Kite is described as an EVM-compatible Layer 1 blockchain designed for agentic payments and coordination among autonomous AI agents. Layer 1 means the base blockchain network itself. EVM-compatible means it is designed to run smart contracts in an Ethereum-style environment, so developers can build with familiar tools. Agentic payments means an autonomous software agent can initiate and complete payments on behalf of a user. The project is presented as infrastructure where agents can operate with verifiable identity and programmable governance, including native stablecoin payments. A stablecoin is a token designed to track a stable value, often tied to a currency.
The idea of a “missing layer” becomes clearer when you look at how Kite frames identity. In typical blockchain use, one wallet often equals one identity. But an agent economy needs finer structure. Kite describes a three-layer identity model: user, agent, and session. The user is the root owner of authority. The agent is a delegated identity meant to act on the user’s behalf. The session is temporary, intended for short-lived tasks, using keys that expire. In plain terms, this is a way to avoid turning delegation into a permanent blank check. It tries to keep authority proportional to the task.
Rules are the second piece of that missing layer. Autonomous finance breaks down when autonomy becomes unlimited. Kite emphasizes programmable governance and constraints. In simple language, this means users can set policies that define what an agent is allowed to do, and those policies are meant to be enforced by the system. This matters because human supervision does not scale to machine speed. If an agent can act continuously, limits must be built into the environment, not left to good intentions.
The third piece is payment rhythm. Autonomous systems tend to create small, frequent transactions. A human might tolerate a slow confirmation now and then. An agent that pays per request or per unit of service cannot afford heavy friction every time. Kite describes using state-channel payment rails to support fast micropayments. A state channel is like opening a tab anchored to the blockchain. Many updates can happen off-chain quickly, and the final outcome is settled on-chain. This aims to let agents pay in real time while still keeping a verifiable settlement at the end.

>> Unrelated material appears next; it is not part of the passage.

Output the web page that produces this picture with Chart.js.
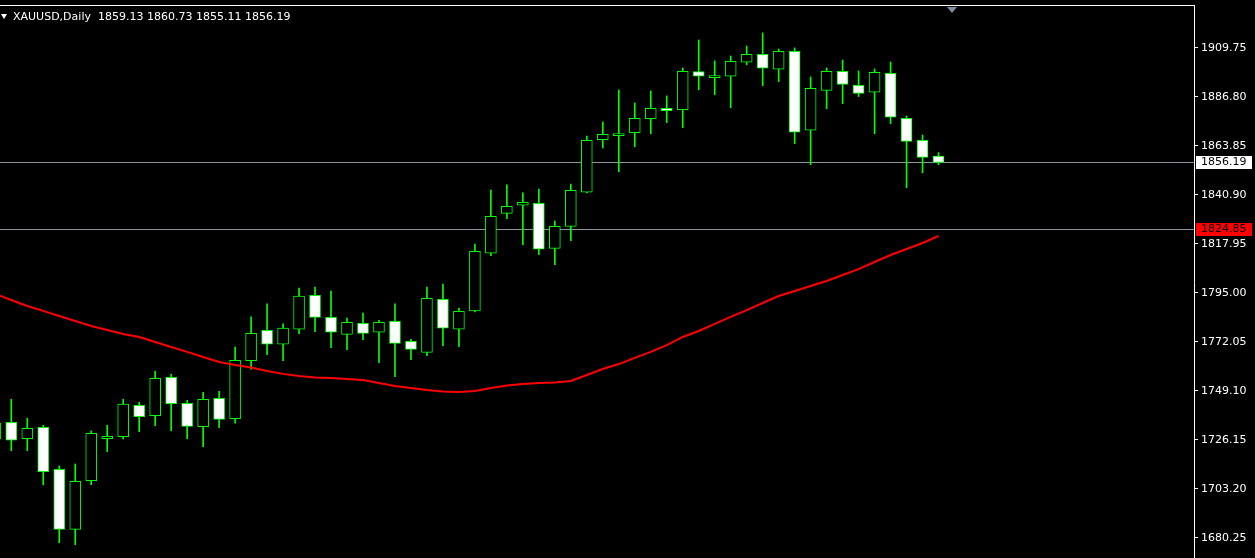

Kite also frames itself as a coordination layer for agents, mentioning elements like secure data attribution and on-chain reputation tracking. In plain terms, attribution is about linking outputs and contributions back to sources, and reputation is about building a record of behavior over time. In an autonomous financial world, trust cannot rely only on impressions. It needs memory that can be checked. Coordination is what makes many agents and services interoperable without a single central dispatcher.

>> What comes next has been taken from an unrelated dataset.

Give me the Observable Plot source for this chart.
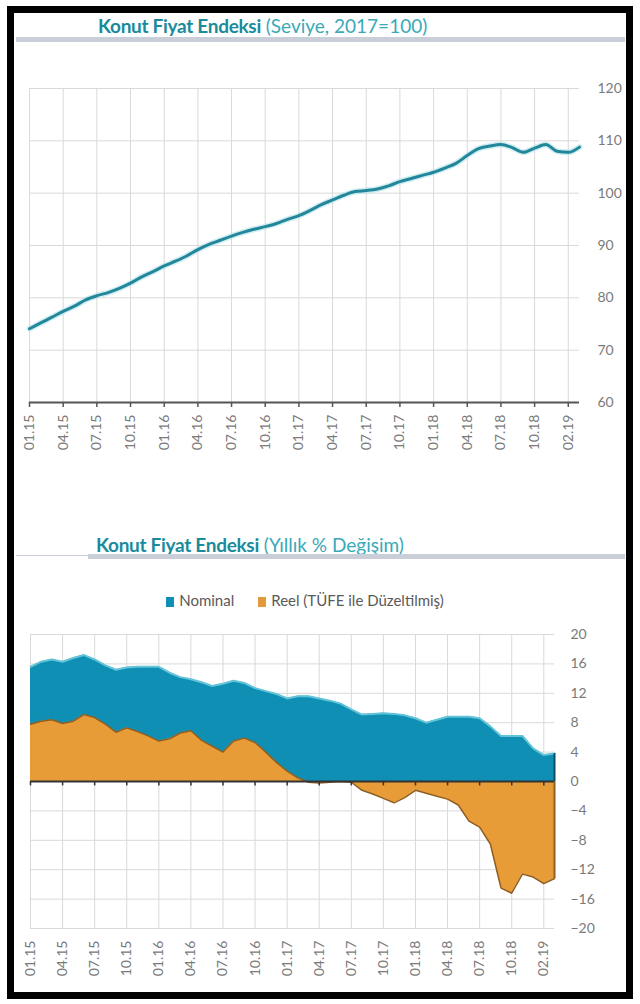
<!DOCTYPE html>
<html><head><meta charset="utf-8">
<script src="https://cdn.jsdelivr.net/npm/d3@7"></script>
<script src="https://cdn.jsdelivr.net/npm/@observablehq/plot@0.6"></script>
<style>
body{margin:0;background:#fff;font-family:Lato,"Open Sans",sans-serif;}
#page{position:relative;width:640px;height:1004px;overflow:hidden;background:#fff;}
.frame{position:absolute;left:7px;top:6px;width:612px;height:979px;border:7px solid #000;z-index:5;pointer-events:none;}
.title{position:absolute;font-size:19px;line-height:22px;white-space:nowrap;color:#3aa9b8;}
.title b{color:#1a8b9c;font-weight:700;letter-spacing:-0.3px;}
.band{position:absolute;height:5px;background:#c9ced8;}
.thin{position:absolute;height:1px;background:#c9ced8;}
.legend{position:absolute;top:591px;left:0;width:610px;text-align:center;font-size:15px;color:#595959;white-space:nowrap;}
.legend span.sw{display:inline-block;width:8px;height:10px;margin-right:5px;vertical-align:-1px;}
.legend .item{margin:0 12px;}
#topChart,#botChart{position:absolute;left:0;}
#topChart{top:70px;}
#botChart{top:615px;}
svg text{font-family:Lato,"Open Sans",sans-serif;}
</style></head>
<body>
<div id="page">
  <div class="frame"></div>
  <div class="title" style="left:98px;top:15px;"><b>Konut Fiyat Endeksi</b> (Seviye, 2017=100)</div>
  <div class="band" style="left:16px;top:37px;width:609px;"></div>
  <div class="title" style="left:96px;top:534px;"><b>Konut Fiyat Endeksi</b> (Yıllık % Değişim)</div>
  <div class="thin" style="left:16px;top:555px;width:72px;"></div>
  <div class="band" style="left:88px;top:554px;width:537px;"></div>
  <div class="legend"><span class="item"><span class="sw" style="background:#0f8fb3"></span>Nominal</span><span class="item"><span class="sw" style="background:#e39a3a"></span>Reel (TÜFE ile Düzeltilmiş)</span></div>
  <div id="topChart"></div>
  <div id="botChart"></div>
</div>
<script>
// Month index 0 = 01.15 ... 49 = 02.19
const tickLabels = ["01.15","04.15","07.15","10.15","01.16","04.16","07.16","10.16","01.17","04.17","07.17","10.17","01.18","04.18","07.18","10.18","02.19"];
const tickIndex = [0,3,6,9,12,15,18,21,24,27,30,33,36,39,42,45,48];

// Konut Fiyat Endeksi (Seviye, 2017=100), monthly
const levelValues = [74.1,75.2,76.3,77.4,78.4,79.6,80.4,81.0,81.8,82.8,
  84.0,85.0,86.1,87.0,88.0,89.2,90.2,91.0,91.8,92.5,
  93.1,93.6,94.2,95.0,95.7,96.7,97.8,98.7,99.6,100.3,
  100.5,100.8,101.4,102.2,102.8,103.4,104.0,104.8,105.7,107.2,
  108.5,109.0,109.3,108.7,107.8,108.6,109.3,108.0,107.8,108.8];

// Yıllık % Değişim
const nominalValues = [15.6,16.3,16.6,16.3,16.8,17.2,16.6,15.8,15.2,15.5,
  15.6,15.6,15.6,14.8,14.2,13.9,13.5,13.0,13.3,13.7,
  13.4,12.7,12.3,11.9,11.3,11.6,11.6,11.3,11.0,10.6,
  9.8,9.1,9.2,9.3,9.2,9.0,8.6,8.0,8.4,8.8,
  8.8,8.8,8.6,7.5,6.2,6.2,6.2,4.5,3.6,3.8];
const reelValues = [7.8,8.2,8.4,7.9,8.2,9.1,8.7,7.8,6.7,7.3,
  6.8,6.2,5.5,5.8,6.6,6.9,5.6,4.8,4.0,5.5,
  5.9,5.3,4.0,2.6,1.4,0.5,-0.1,-0.2,-0.1,0.0,
  -0.1,-1.2,-1.7,-2.3,-2.9,-2.2,-1.2,-1.6,-2.0,-2.4,
  -3.2,-5.4,-6.2,-8.5,-14.5,-15.2,-12.6,-13.0,-13.9,-13.2];

const levelTicks = [60,70,80,90,100,110,120];
const changeTicks = [-20,-16,-12,-8,-4,0,4,8,12,16,20];

const level = levelValues.map((v,i)=>({m:i, v}));
const change = nominalValues.map((v,i)=>({m:i, nominal:v, reel:reelValues[i]}));
const lastChange = [change[change.length-1]];
const fmtTick = d => tickLabels[tickIndex.indexOf(d)];
const grid = "#d9d9d9", labelColor = "#7a7a7a";

const topPlot = Plot.plot({
  width:640, height:390,
  marginLeft:29, marginRight:61, marginTop:18, marginBottom:58,
  style:{background:"transparent", fontSize:"14px"},
  x:{domain:[0,49]},
  y:{domain:[60,120]},
  marks:[
    Plot.gridX(tickIndex,{stroke:grid, strokeOpacity:1}),
    Plot.gridY(levelTicks,{stroke:grid, strokeOpacity:1}),
    Plot.axisY(levelTicks,{anchor:"right", tickSize:0, tickPadding:18, fill:labelColor, fontSize:14, label:null}),
    Plot.axisX(tickIndex,{anchor:"bottom", tickSize:5, tickPadding:7, tickRotate:-90, tickFormat:fmtTick, stroke:"#555", strokeWidth:1.5, fill:labelColor, fontSize:14, label:null}),
    Plot.ruleY([60],{stroke:"#555", strokeWidth:2}),
    Plot.line(level,{x:"m", y:"v", stroke:"#b5e3ea", strokeWidth:6, curve:"monotone-x", strokeOpacity:0.6}),
    Plot.line(level,{x:"m", y:"v", stroke:"#22879a", strokeWidth:3, curve:"monotone-x"})
  ]
});
document.getElementById("topChart").appendChild(topPlot);

const botPlot = Plot.plot({
  width:640, height:370,
  marginLeft:30, marginRight:86, marginTop:19, marginBottom:57,
  style:{background:"transparent", fontSize:"14px"},
  x:{domain:[0,49]},
  y:{domain:[-20,20]},
  marks:[
    Plot.gridX(tickIndex,{stroke:grid, strokeOpacity:1}),
    Plot.gridY(changeTicks,{stroke:grid, strokeOpacity:1}),
    Plot.axisY(changeTicks,{anchor:"right", tickSize:0, tickPadding:16, fill:labelColor, fontSize:14, label:null}),
    Plot.axisX(tickIndex,{anchor:"bottom", tickSize:0, tickPadding:12, tickRotate:-90, tickFormat:fmtTick, fill:labelColor, fontSize:14, label:null}),
    Plot.areaY(change,{x:"m", y:"nominal", fill:"#0f8fb3"}),
    Plot.line(change,{x:"m", y:"nominal", stroke:"#62c3d9", strokeWidth:2}),
    Plot.areaY(change,{x:"m", y:"reel", fill:"#e89c38"}),
    Plot.line(change,{x:"m", y:"reel", stroke:"#8f5e22", strokeWidth:1.5}),
    Plot.ruleX(lastChange,{x:"m", y1:0, y2:"nominal", stroke:"#0b4f66", strokeWidth:2}),
    Plot.ruleX(lastChange,{x:"m", y1:0, y2:"reel", stroke:"#8f5e22", strokeWidth:2}),
    Plot.ruleY([0],{stroke:"#333", strokeWidth:2}),
    Plot.ruleX(tickIndex,{x:d=>d, y1:0, y2:-0.6, stroke:"#333", strokeWidth:1.5})
  ]
});
document.getElementById("botChart").appendChild(botPlot);
</script>
</body></html>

Put together, this is why Kite can be understood as aiming at the missing layer of autonomous finance. Not by claiming that automation is always safe, but by focusing on the foundations that make automation governable: structured identity, enforceable limits, and payment rails that match machine-level frequency while still reaching final settlement.
Autonomous finance is not meaningful if it cannot be explained afterward. When something happens, you should be able to answer basic questions. Who authorized this agent? What was it allowed to do? What happened, and where is the final record? A system built for agents is, in the end, a system built for accountability, because autonomy without accountability is just fast confusion.